By Order dated March 6, 2020, the motion court granted lender’s motion for summary judgment and to strike borrower’s answer and denied borrower’s cross-motion.  On the same day, the motion court also issued another order granting the same relief and appointing a referee to compute.  Borrower appealed both orders.

The Second Department modified the first order by denying lender’s motion.  In so doing, the Court agreed with borrower that lender failed to demonstrate compliance with RPAPL 1304 and stated:

In support of its motion, the plaintiff submitted, among other things, a copy of a 90-day notice dated March 14, 2013, addressed to the defendant at the address of the mortgaged premises. However, the copy of the notice contains no indication that it was sent by registered or certified mail, or by first-class mail. Nor is there a copy of any United States Post Office document indicating that the notice was sent by registered or certified mail as required by the statute. Although Schwiner stated his purported familiarity with the records and record-keeping practices of Ocwen Servicing, this carried no probative value, as Schwiner never stated that he worked for that entity. Schwiner further represented that Ocwen Servicing was an “indirect subsidiary” of his employer, Ocwen Financial; however, he failed to explain why that would have made him privy to the record-keeping practices utilized by Ocwen Servicing at the time that the 90-day notice was allegedly sent, which was more than 5 ½ years before Schwiner executed his affidavit. Morever, Schwiner did not attest to having any personal knowledge of, or familiarity with, Ocwen Servicing’s actual standard mailing procedures during the relevant time period, which were designed to ensure that items are properly addressed and mailed. Accordingly, Schwiner’s assertion in his affidavit that the RPAPL 1304 notice was sent to the defendant on March 14, 2013, at the address of the mortgaged premises, “by registered or certified and first-class mail,” was unsubstantiated and conclusory.  (Citations, internal quotation marks and brackets omitted.)

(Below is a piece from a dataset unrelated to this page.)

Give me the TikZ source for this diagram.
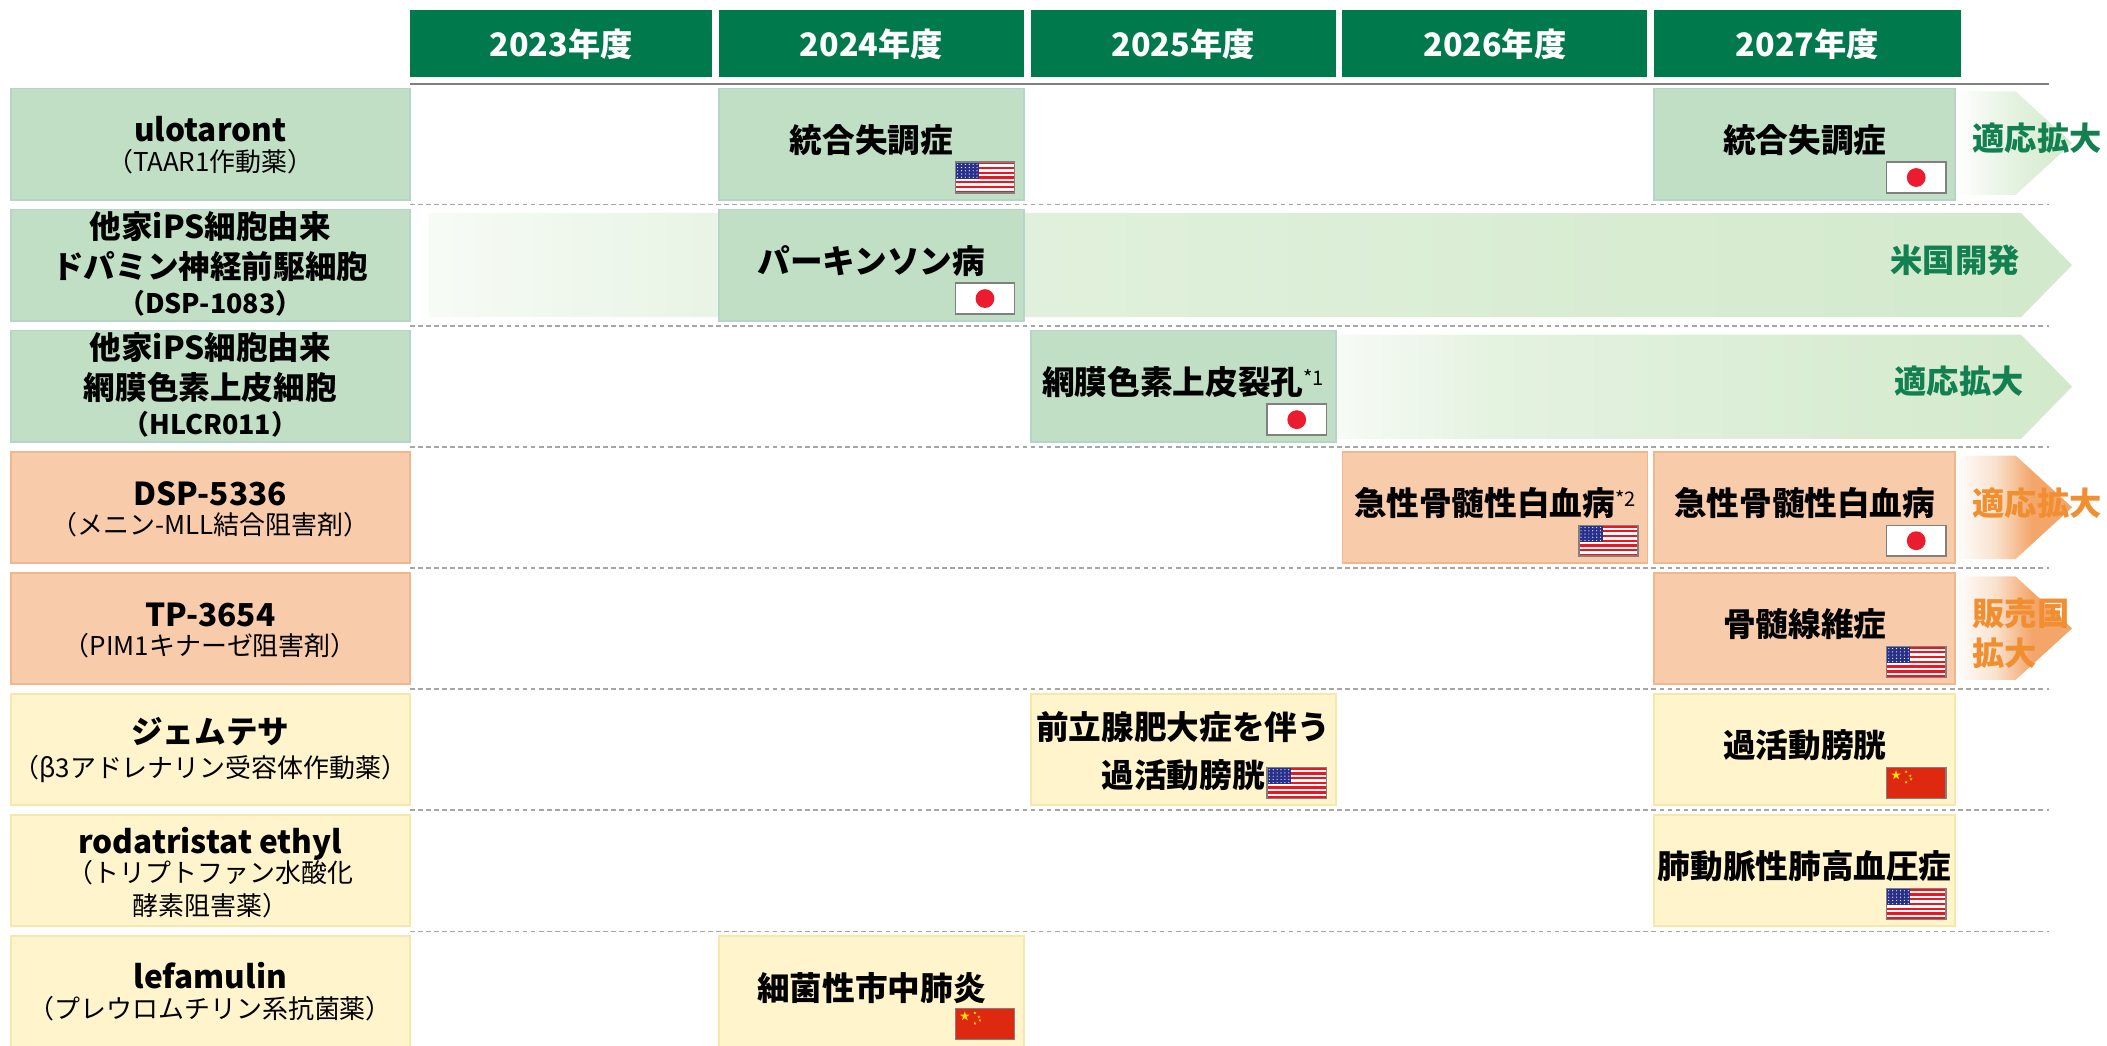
\documentclass[tikz,border=0pt]{standalone}
\usepackage{fontspec}
\setmainfont{Noto Sans CJK JP}
\usetikzlibrary{shapes.geometric}
\definecolor{hdrgreen}{RGB}{0,122,76}
\definecolor{gfill}{RGB}{193,223,197}
\definecolor{gline}{RGB}{182,212,200}
\definecolor{ofill}{RGB}{248,203,171}
\definecolor{oline}{RGB}{240,182,140}
\definecolor{yfill}{RGB}{255,244,204}
\definecolor{yline}{RGB}{246,232,170}
\definecolor{gtext}{RGB}{18,128,80}
\definecolor{otext}{RGB}{240,142,48}
\definecolor{gbandA}{RGB}{228,242,224}
\definecolor{gbandB}{RGB}{210,233,203}
\definecolor{oarrA}{RGB}{249,226,206}
\definecolor{oarrB}{RGB}{243,165,106}
\definecolor{usred}{RGB}{240,20,30}
\definecolor{usblue}{RGB}{40,48,140}
\definecolor{jpred}{RGB}{236,28,48}
\definecolor{cnred}{RGB}{222,41,16}
\definecolor{cnyellow}{RGB}{255,222,0}
\definecolor{flagframe}{RGB}{128,128,128}
\definecolor{dashgray}{RGB}{166,166,166}
\definecolor{solidgray}{RGB}{128,128,128}
\pgfdeclarehorizontalshading{gbandsh}{100bp}{color(0bp)=(white); color(25bp)=(white!70!gbandA); color(36bp)=(gbandA); color(75bp)=(gbandB); color(100bp)=(gbandB)}
\pgfdeclarehorizontalshading{garrsh}{100bp}{color(0bp)=(white); color(25bp)=(white); color(50bp)=(gbandA); color(75bp)=(gbandB); color(100bp)=(gbandB)}
\pgfdeclarehorizontalshading{oarrsh}{100bp}{color(0bp)=(white); color(25bp)=(white); color(42bp)=(oarrA); color(58bp)=(oarrB); color(100bp)=(oarrB)}
\newcommand{\cnstar}[3]{\fill[cnyellow] (#1,#2) +(-90:#3) -- +(54:#3) -- +(198:#3) -- +(342:#3) -- +(126:#3) -- cycle;}
\newcommand{\supfn}[1]{{\mdseries\fontsize{15}{15}\selectfont\raisebox{7pt}{#1}}}
\tikzset{
  base/.style={inner sep=0pt, outer sep=0pt},
  gbox/.style={base, fill=gfill, draw=gline, line width=1.3pt},
  obox/.style={base, fill=ofill, draw=oline, line width=1.3pt},
  ybox/.style={base, fill=yfill, draw=yline, line width=1.3pt},
  bw/.style={minimum width=#1, minimum height=82.8pt},
  hdr/.style={base, fill=hdrgreen, text=white, font=\bfseries\fontsize{24}{28}\selectfont, minimum height=49.5pt, text height=18.5pt, text depth=0pt},
  celltxt/.style={base, font=\bfseries\fontsize{24.3}{28}\selectfont, text height=18.5pt, text depth=0pt},
  lblbold/.style={base, font=\bfseries\fontsize{23.5}{28}\selectfont, text height=17.9pt, text depth=0pt},
  lblsmall/.style={base, font=\bfseries\fontsize{20}{24}\selectfont, text height=15.2pt, text depth=0pt},
  lblreg/.style={base, font=\fontsize{19.3}{23}\selectfont, text height=14.6pt, text depth=0pt},
  gtag/.style={base, text=gtext, font=\bfseries\fontsize{24}{28}\selectfont, text height=18.2pt, text depth=0pt},
  otag/.style={gtag, text=otext},
  dashline/.style={draw=dashgray, line width=1pt, dash pattern=on 3.5pt off 2.5pt},
  hline/.style={draw=solidgray, line width=1.3pt},
  usflag/.pic={
    \fill[white] (-22,-11.5) rectangle (22,11.5);
    \foreach \k in {0,2,...,12}{\fill[usred] (-22,{-11.5+\k*23/13}) rectangle (22,{-11.5+(\k+1)*23/13});}
    \fill[usblue] (-22,-11.5) rectangle (-4.4,{-11.5+7*23/13});
    \foreach \i in {0,...,5}{\foreach \j in {0,...,4}{\fill[white] ({-20.4+\i*2.9},{-9.8+\j*2.4}) circle (0.45);}}
    \draw[flagframe, line width=1.1pt] (-22,-11.5) rectangle (22,11.5);
  },
  jpflag/.pic={
    \fill[white] (-22,-11.5) rectangle (22,11.5);
    \fill[jpred] (0,0) circle (7);
    \draw[flagframe, line width=1.1pt] (-22,-11.5) rectangle (22,11.5);
  },
  cnflag/.pic={
    \fill[cnred] (-22,-11.5) rectangle (22,11.5);
    \cnstar{-15}{-5.75}{3.7}
    \cnstar{-7.5}{-8.25}{1.2}
    \cnstar{-4.5}{-5.25}{1.2}
    \cnstar{-3.8}{-2.75}{1.2}
    \cnstar{-7.5}{-0.5}{1.2}
    \draw[flagframe, line width=1.1pt] (-22,-11.5) rectangle (22,11.5);
  }
}
\begin{document}
\begin{tikzpicture}[x=1pt,y=-1pt]
\useasboundingbox (0,0) rectangle (1568,778.4);
% header
\node[hdr, minimum width=225pt] (h23) at (417.5,32.5) {2023年度};
\node[hdr, minimum width=227pt] (h24) at (648.5,32.5) {2024年度};
\node[hdr, minimum width=227pt] (h25) at (880.5,32.5) {2025年度};
\node[hdr, minimum width=227pt] (h26) at (1112.5,32.5) {2026年度};
\node[hdr, minimum width=228pt] (h27) at (1345,32.5) {2027年度};
\draw[hline] (305,62.3) -- (1525,62.3);
\foreach \yy in {152.4,242.5,332.6,422.7,512.8,602.9,693}{\draw[dashline] (305,\yy) -- (1525,\yy);}
% bands / arrows
\shade[shading=gbandsh] (319,158.5) -- (1504,158.5) -- (1542,197.3) -- (1504,236) -- (319,236) -- cycle;
\shade[shading=gbandsh] (994,249) -- (1504,249) -- (1542,287.8) -- (1504,326.6) -- (994,326.6) -- cycle;
\shade[shading=garrsh] (1455,68) -- (1500,68) -- (1542,106.5) -- (1500,145) -- (1455,145) -- cycle;
\shade[shading=oarrsh] (1455,339) -- (1500,339) -- (1542,377.5) -- (1500,416) -- (1455,416) -- cycle;
\shade[shading=oarrsh] (1455,429) -- (1500,429) -- (1542,467.6) -- (1500,506) -- (1455,506) -- cycle;
% row 1
\node[gbox, bw=297pt] (L1) at (156.5,107.2) {};
\node[lblbold] (L1a) at (156.5,96.7) {ulotaront};
\node[lblreg] (L1b) at (156.5,120) {（TAAR1作動薬）};
\node[gbox, bw=227pt] (C1a) at (648.5,107.2) {};
\node[celltxt] (C1at) at (648.5,104.2) {統合失調症};
\pic at (733,132.1) {usflag};
\node[gbox, bw=224pt] (C1b) at (1343,107.2) {};
\node[celltxt] (C1bt) at (1343,104.2) {統合失調症};
\pic at (1426,132.1) {jpflag};
\node[gtag, anchor=west] (A1) at (1468,103) {適応拡大};
% row 2
\node[gbox, bw=297pt] (L2) at (156.5,197.3) {};
\node[lblbold] (L2a) at (156.5,168.7) {他家iPS細胞由来};
\node[lblbold] (L2b) at (156.5,198.4) {ドパミン神経前駆細胞};
\node[lblsmall] (L2c) at (156.5,225.6) {（DSP-1083）};
\node[gbox, bw=227pt] (C2) at (648.5,197.3) {};
\node[celltxt] (C2t) at (648.5,194.3) {パーキンソン病};
\pic at (733,222.2) {jpflag};
\node[gtag, anchor=east] (A2) at (1503,194) {米国開発};
% row 3
\node[gbox, bw=297pt] (L3) at (156.5,287.4) {};
\node[lblbold] (L3a) at (156.5,258.8) {他家iPS細胞由来};
\node[lblbold] (L3b) at (156.5,288.5) {網膜色素上皮細胞};
\node[lblsmall] (L3c) at (156.5,315.7) {（HLCR011）};
\node[gbox, bw=227pt] (C3) at (880.5,287.4) {};
\node[celltxt] (C3t) at (880.5,284.4) {網膜色素上皮裂孔\supfn{*1}};
\pic at (965,312.3) {jpflag};
\node[gtag, anchor=east] (A3) at (1506,284) {適応拡大};
% row 4
\node[obox, bw=297pt] (L4) at (156.5,377.5) {};
\node[lblbold] (L4a) at (156.5,367) {DSP-5336};
\node[lblreg] (L4b) at (156.5,390.3) {（メニン-MLL結合阻害剤）};
\node[obox, bw=227pt] (C4a) at (1112.5,377.5) {};
\node[celltxt] (C4at) at (1112.5,374.5) {急性骨髄性白血病\supfn{*2}};
\pic at (1197,402.4) {usflag};
\node[obox, bw=224pt] (C4b) at (1343,377.5) {};
\node[celltxt] (C4bt) at (1343,374.5) {急性骨髄性白血病};
\pic at (1426,402.4) {jpflag};
\node[otag, anchor=west] (A4) at (1468,374.5) {適応拡大};
% row 5
\node[obox, bw=297pt] (L5) at (156.5,467.6) {};
\node[lblbold] (L5a) at (156.5,457) {TP-3654};
\node[lblreg] (L5b) at (156.5,480.4) {（PIM1キナーゼ阻害剤）};
\node[obox, bw=224pt] (C5) at (1343,467.6) {};
\node[celltxt] (C5t) at (1343,464.6) {骨髄線維症};
\pic at (1426,492.5) {usflag};
\node[otag, anchor=west] (A5a) at (1468,456.4) {販売国};
\node[otag, anchor=west] (A5b) at (1468,486) {拡大};
% row 6
\node[ybox, bw=297pt] (L6) at (156.5,557.7) {};
\node[lblbold] (L6a) at (156.5,544) {ジェムテサ};
\node[lblreg] (L6b) at (156.5,571) {（β3アドレナリン受容体作動薬）};
\node[ybox, bw=227pt] (C6a) at (880.5,557.7) {};
\node[celltxt] (C6at) at (880.5,541) {前立腺肥大症を伴う};
\node[celltxt] (C6au) at (880.5,577) {過活動膀胱};
\pic at (965,582.6) {usflag};
\node[ybox, bw=224pt] (C6b) at (1343,557.7) {};
\node[celltxt] (C6bt) at (1343,554.7) {過活動膀胱};
\pic at (1426,582.6) {cnflag};
% row 7
\node[ybox, bw=297pt] (L7) at (156.5,647.8) {};
\node[lblbold] (L7a) at (156.5,626) {rodatristat ethyl};
\node[lblreg] (L7b) at (156.5,649.5) {（トリプトファン水酸化};
\node[lblreg] (L7c) at (156.5,674) {酵素阻害薬）};
\node[ybox, bw=224pt] (C7) at (1343,647.8) {};
\node[celltxt] (C7t) at (1343,644.8) {肺動脈性肺高血圧症};
\pic at (1426,672.7) {usflag};
% row 8
\node[ybox, bw=297pt] (L8) at (156.5,737.9) {};
\node[lblbold] (L8a) at (156.5,726.7) {lefamulin};
\node[lblreg] (L8b) at (156.5,751) {（プレウロムチリン系抗菌薬）};
\node[ybox, bw=227pt] (C8) at (648.5,737.9) {};
\node[celltxt] (C8t) at (648.5,735) {細菌性市中肺炎};
\pic at (733,762) {cnflag};
\end{tikzpicture}
\end{document}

The Court also determined that the motion court properly denied borrower’s cross-motion because he failed to “affirmatively demonstrate that [lender] did not comply with RPAPL 1304….”  (Citation omitted.)

MTGLQ v. Cacioppo

Lender commenced an action to foreclose a mortgage and moved for summary judgment on its complaint and to strike borrower’s answer.  Borrower opposed the motion, and cross-moved to dismiss the complaint, for failure to comply with RPAPL 1304.  The motion court denied lender’s motion and granted borrower’s cross-motion.  On lender’s appeal, the Second Department modified and denied lender’s motion and, in so doing, stated:

Here, the plaintiff failed to establish, prima facie, that it strictly complied with RPAPL 1304. The plaintiff submitted a detailed affidavit of mailing from an assistant secretary of loan documentation at Rushmore Loan Management Services, LLC (hereinafter Rushmore), which demonstrated that the RPAPL 1304 notices had been mailed in accordance with the statute. However, this affidavit failed to demonstrate that Rushmore had the authority to service the loan at the time that it mailed the RPAPL 1304 notices to the defendant, and this record presents triable issues of fact as to whether Rushmore had this authority. 

The Court also held that borrower’s cross-motion should have been denied because borrower’s “bare denial of receipt of the RPAPL 1304 notice was insufficient to establish her prima facie entitlement to judgment as a matter of law, and she did not carry her burden in moving for summary judgment by pointing to the gaps in the plaintiff’s proof.  (Citations, internal quotation marks and brackets omitted.)

DISCLAIMER: Because of the generality of this update, the information provided herein may not be applicable in all situations and should not be acted upon without specific legal advice based on particular situations.